>> BEGIN Data block

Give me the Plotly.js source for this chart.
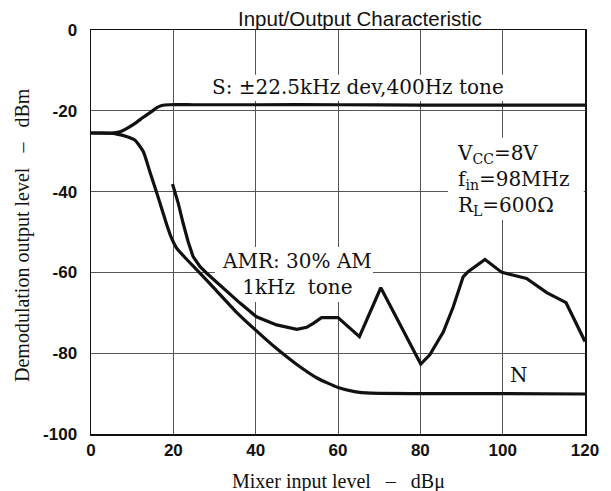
<!DOCTYPE html>
<html>
<head>
<meta charset="utf-8">
<script src="https://cdn.plot.ly/plotly-3.0.1.min.js"></script>
<style>html,body{margin:0;padding:0;background:#fff;}#chart{width:611px;height:491px;}</style>
</head>
<body>
<div id="chart"></div>
<script>
// S: ±22.5kHz dev, 400Hz tone
const sX = [0, 5, 7, 8.3, 10.7, 12.7, 14.7, 16, 17.2, 19, 25, 40, 60, 80, 100, 120];
const sY = [-25.5, -25.5, -25.2, -24.6, -23.1, -21.6, -20.2, -19.2, -18.7, -18.5, -18.5, -18.5, -18.5, -18.6, -18.6, -18.6];

// N: noise
const nX = [0, 3, 6, 9, 10.7, 12.7, 14.3, 16, 17.3, 18.5, 19.6, 20.8, 23, 26, 30, 35, 40, 45, 50, 55, 60, 64, 68, 80, 100, 120];
const nY = [-25.5, -25.5, -25.7, -26.5, -27.3, -30.1, -35.1, -40.4, -44.6, -48.5, -51.6, -54, -56.5, -59.7, -64, -69.5, -74.3, -78.8, -82.8, -86.2, -88.5, -89.5, -89.9, -90, -90, -90.1];

// AMR: 30% AM, 1kHz tone
const aX = [19.8, 21.2, 22.4, 23.6, 24.8, 26.5, 28.1, 32.1, 36.2, 40.2, 45.1, 50, 52.4, 54, 56, 60, 65.2, 70.4, 80.1, 82.3, 85.6, 88, 90.4, 91.6, 95.7, 99.8, 105.8, 110.7, 115.4, 120];
const aY = [-38.1, -42.9, -47.9, -52.4, -56.1, -58.6, -60.2, -63.9, -67.6, -71, -73, -74.1, -73.6, -72.6, -71.2, -71.2, -75.9, -63.8, -82.7, -80.4, -74.7, -68.5, -61.1, -59.8, -56.8, -60, -61.5, -65, -67.5, -77.1];

const xTicks = [0, 20, 40, 60, 80, 100, 120];
const xTickText = ["0", "20", "40", "60", "80", "100", "120"];
const yTicks = [0, -20, -40, -60, -80, -100];
const yTickText = ["0", "-20", "-40", "-60", "-80", "-100"];

const lineStyle = {color: '#111', width: 3.2};
const traces = [
  {x: sX, y: sY, mode: 'lines', line: Object.assign({shape: 'spline', smoothing: 0.6}, lineStyle), hoverinfo: 'skip'},
  {x: nX, y: nY, mode: 'lines', line: Object.assign({shape: 'spline', smoothing: 0.5}, lineStyle), hoverinfo: 'skip'},
  {x: aX, y: aY, mode: 'lines', line: Object.assign({shape: 'linear'}, lineStyle), hoverinfo: 'skip'}
];

const serif = 'DejaVu Serif, serif';
const tickFont = {family: 'Liberation Sans, Arial, sans-serif', size: 17, color: '#111', weight: 'bold'};

// white masks that hide the grid behind the in-plot labels (curves stay on top)
function mask(x0, x1, y0, y1) {
  return {type: 'rect', xref: 'x', yref: 'y', x0: x0, x1: x1, y0: y0, y1: y1,
          fillcolor: '#fff', line: {width: 0}, layer: 'between'};
}

const layout = {
  width: 611, height: 491,
  margin: {l: 91, r: 26, t: 30, b: 57, pad: 0},
  paper_bgcolor: '#fff', plot_bgcolor: '#fff',
  showlegend: false,
  xaxis: {
    range: [0, 120], tickvals: xTicks, ticktext: xTickText,
    showgrid: true, gridcolor: '#555', gridwidth: 1,
    showline: true, linecolor: '#111', linewidth: 1.5, mirror: true,
    zeroline: false, ticks: '', ticklabelstandoff: 0,
    tickfont: tickFont, fixedrange: true
  },
  yaxis: {
    range: [-100, 0], tickvals: yTicks, ticktext: yTickText,
    showgrid: true, gridcolor: '#555', gridwidth: 1,
    showline: true, linecolor: '#111', linewidth: 1.5, mirror: true,
    zeroline: false, ticks: '', ticklabelstandoff: 9,
    tickfont: tickFont, fixedrange: true
  },
  shapes: [
    mask(28.9, 100.8, -11.1, -17.6),
    mask(86.7, 119.7, -26.7, -47),
    mask(30.1, 68.5, -53.7, -67.3)
  ],
  annotations: [
    {text: 'Input/Output Characteristic', xref: 'paper', yref: 'paper', x: 0.5, y: 1, xanchor: 'center', yanchor: 'middle',
     xshift: 22, yshift: 12, showarrow: false, font: {family: 'Liberation Sans, Arial, sans-serif', size: 20.5, color: '#111'}},
    {text: 'Mixer input level\u00a0\u00a0\u00a0–\u00a0\u00a0\u00a0dBμ', xref: 'paper', yref: 'paper', x: 0.5, y: 0, xanchor: 'center', yanchor: 'middle',
     yshift: -47, showarrow: false, font: {family: 'Liberation Serif, Times New Roman, serif', size: 20, color: '#111'}},
    {text: 'Demodulation output level\u00a0\u00a0\u00a0–\u00a0\u00a0\u00a0dBm', xref: 'paper', yref: 'paper', x: 0, y: 0.5, xanchor: 'center', yanchor: 'middle',
     xshift: -69, yshift: -3, textangle: -90, showarrow: false, font: {family: 'Liberation Serif, Times New Roman, serif', size: 20, color: '#111'}},
    {text: 'S: ±22.5kHz dev,400Hz tone', xref: 'x', yref: 'y', x: 64.9, y: -14.2, xanchor: 'center', yanchor: 'middle',
     showarrow: false, font: {family: serif, size: 20, color: '#111'}},
    {text: 'V<sub>CC</sub>=8V<br>f<sub>in</sub>=98MHz<br>R<sub>L</sub>=600Ω', xref: 'x', yref: 'y', x: 88.3, y: -37.2, xanchor: 'left', yanchor: 'middle',
     align: 'left', showarrow: false, font: {family: serif, size: 20, color: '#111'}},
    {text: 'AMR: 30% AM<br>1kHz\u00a0\u00a0tone', xref: 'x', yref: 'y', x: 50, y: -60.5, xanchor: 'center', yanchor: 'middle',
     align: 'center', showarrow: false, font: {family: serif, size: 20, color: '#111'}},
    {text: 'N', xref: 'x', yref: 'y', x: 104, y: -85.5, xanchor: 'center', yanchor: 'middle',
     showarrow: false, font: {family: serif, size: 20, color: '#111'}}
  ]
};

Plotly.newPlot('chart', traces, layout, {staticPlot: true, displayModeBar: false});
</script>
</body>
</html>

>> END Data block

• Request: Which lines hold the word "chart"? Copy every one of them.

• Solution for this exercise:
Give me the Plotly.js source for this chart.
<style>html,body{margin:0;padding:0;background:#fff;}#chart{width:611px;height:491px;}</style>
<div id="chart"></div>
Plotly.newPlot('chart', traces, layout, {staticPlot: true, displayModeBar: false});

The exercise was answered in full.